EXERCISE OBJECTIVE:
Return each line of the data below exactly, omitting any pictures.

>> Begin DATA SECTION

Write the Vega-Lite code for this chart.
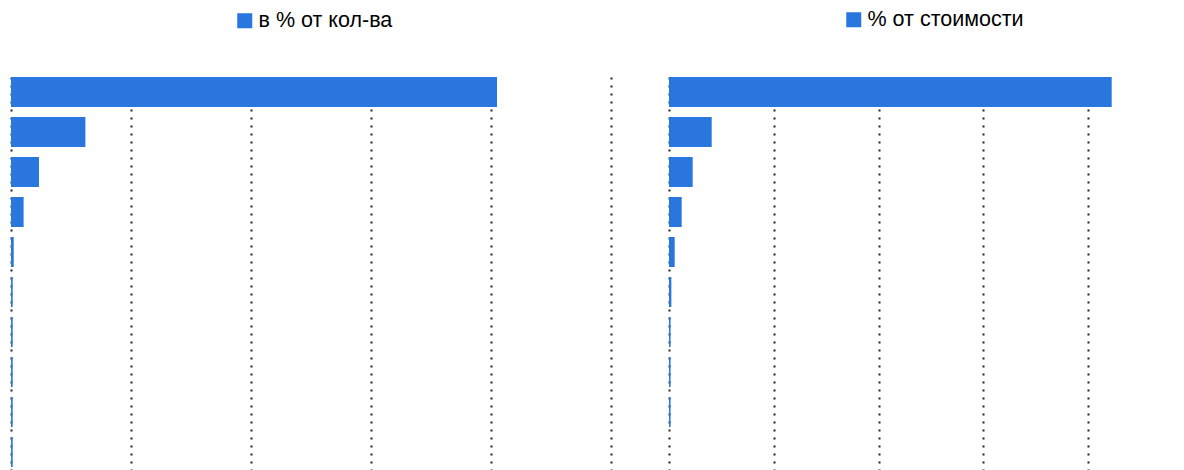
{
  "$schema": "https://vega.github.io/schema/vega-lite/v6.json",
  "padding": {"left": 11, "top": 9, "right": 0, "bottom": 0},
  "background": "white",
  "data": {
    "values": [
      {"rank": 1, "qty": 81.0, "cost": 84.5},
      {"rank": 2, "qty": 12.4, "cost": 8.15},
      {"rank": 3, "qty": 4.67, "cost": 4.52},
      {"rank": 4, "qty": 2.1, "cost": 2.42},
      {"rank": 5, "qty": 0.45, "cost": 1.09},
      {"rank": 6, "qty": 0.28, "cost": 0.45},
      {"rank": 7, "qty": 0.28, "cost": 0.3},
      {"rank": 8, "qty": 0.28, "cost": 0.3},
      {"rank": 9, "qty": 0.28, "cost": 0.3},
      {"rank": 10, "qty": 0.28, "cost": 0}
    ]
  },
  "spacing": 58,
  "hconcat": [
    {
      "width": 600,
      "height": 398,
      "mark": {"type": "bar"},
      "encoding": {
        "y": {"field": "rank", "type": "ordinal", "axis": null, "scale": {"paddingInner": 0.25, "paddingOuter": 0.1}},
        "x": {"field": "qty", "type": "quantitative", "scale": {"domain": [0, 100], "nice": false}, "axis": {"values": [0, 20, 40, 60, 80, 100]}},
        "color": {"datum": "в % от кол-ва", "scale": {"range": ["#2976de"]}, "legend": {"orient": "none", "legendX": 223, "legendY": -63, "title": null}}
      }
    },
    {
      "width": 515,
      "height": 398,
      "mark": {"type": "bar"},
      "encoding": {
        "y": {"field": "rank", "type": "ordinal", "axis": null, "scale": {"paddingInner": 0.25, "paddingOuter": 0.1}},
        "x": {"field": "cost", "type": "quantitative", "scale": {"domain": [0, 98.3], "nice": false}, "axis": {"values": [0, 20, 40, 60, 80]}},
        "color": {"datum": "% от стоимости", "scale": {"range": ["#2976de"]}, "legend": {"orient": "none", "legendX": 174, "legendY": -64, "title": null}}
      }
    }
  ],
  "resolve": {"scale": {"color": "independent", "x": "independent"}, "legend": {"color": "independent"}},
  "config": {
    "view": {"stroke": null},
    "axis": {
      "domain": false,
      "ticks": false,
      "labels": false,
      "title": null,
      "grid": true,
      "gridColor": "#222222",
      "gridDash": [2, 6],
      "gridWidth": 2,
      "gridOpacity": 1
    },
    "legend": {
      "padding": 0,
      "symbolType": "square",
      "symbolSize": 225,
      "symbolStrokeWidth": 0,
      "symbolOpacity": 1,
      "labelFont": "Liberation Sans",
      "labelFontSize": 21.5,
      "labelColor": "#000000",
      "labelOffset": 3,
      "labelLimit": 400
    }
  }
}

>> End DATA SECTION

ANSWER TO THE TASK:
Write the Vega-Lite code for this chart.
{
  "$schema": "https://vega.github.io/schema/vega-lite/v6.json",
  "padding": {"left": 11, "top": 9, "right": 0, "bottom": 0},
  "background": "white",
  "data": {
    "values": [
      {"rank": 1, "qty": 81.0, "cost": 84.5},
      {"rank": 2, "qty": 12.4, "cost": 8.15},
      {"rank": 3, "qty": 4.67, "cost": 4.52},
      {"rank": 4, "qty": 2.1, "cost": 2.42},
      {"rank": 5, "qty": 0.45, "cost": 1.09},
      {"rank": 6, "qty": 0.28, "cost": 0.45},
      {"rank": 7, "qty": 0.28, "cost": 0.3},
      {"rank": 8, "qty": 0.28, "cost": 0.3},
      {"rank": 9, "qty": 0.28, "cost": 0.3},
      {"rank": 10, "qty": 0.28, "cost": 0}
    ]
  },
  "spacing": 58,
  "hconcat": [
    {
      "width": 600,
      "height": 398,
      "mark": {"type": "bar"},
      "encoding": {
        "y": {"field": "rank", "type": "ordinal", "axis": null, "scale": {"paddingInner": 0.25, "paddingOuter": 0.1}},
        "x": {"field": "qty", "type": "quantitative", "scale": {"domain": [0, 100], "nice": false}, "axis": {"values": [0, 20, 40, 60, 80, 100]}},
        "color": {"datum": "в % от кол-ва", "scale": {"range": ["#2976de"]}, "legend": {"orient": "none", "legendX": 223, "legendY": -63, "title": null}}
      }
    },
    {
      "width": 515,
      "height": 398,
      "mark": {"type": "bar"},
      "encoding": {
        "y": {"field": "rank", "type": "ordinal", "axis": null, "scale": {"paddingInner": 0.25, "paddingOuter": 0.1}},
        "x": {"field": "cost", "type": "quantitative", "scale": {"domain": [0, 98.3], "nice": false}, "axis": {"values": [0, 20, 40, 60, 80]}},
        "color": {"datum": "% от стоимости", "scale": {"range": ["#2976de"]}, "legend": {"orient": "none", "legendX": 174, "legendY": -64, "title": null}}
      }
    }
  ],
  "resolve": {"scale": {"color": "independent", "x": "independent"}, "legend": {"color": "independent"}},
  "config": {
    "view": {"stroke": null},
    "axis": {
      "domain": false,
      "ticks": false,
      "labels": false,
      "title": null,
      "grid": true,
      "gridColor": "#222222",
      "gridDash": [2, 6],
      "gridWidth": 2,
      "gridOpacity": 1
    },
    "legend": {
      "padding": 0,
      "symbolType": "square",
      "symbolSize": 225,
      "symbolStrokeWidth": 0,
      "symbolOpacity": 1,
      "labelFont": "Liberation Sans",
      "labelFontSize": 21.5,
      "labelColor": "#000000",
      "labelOffset": 3,
      "labelLimit": 400
    }
  }
}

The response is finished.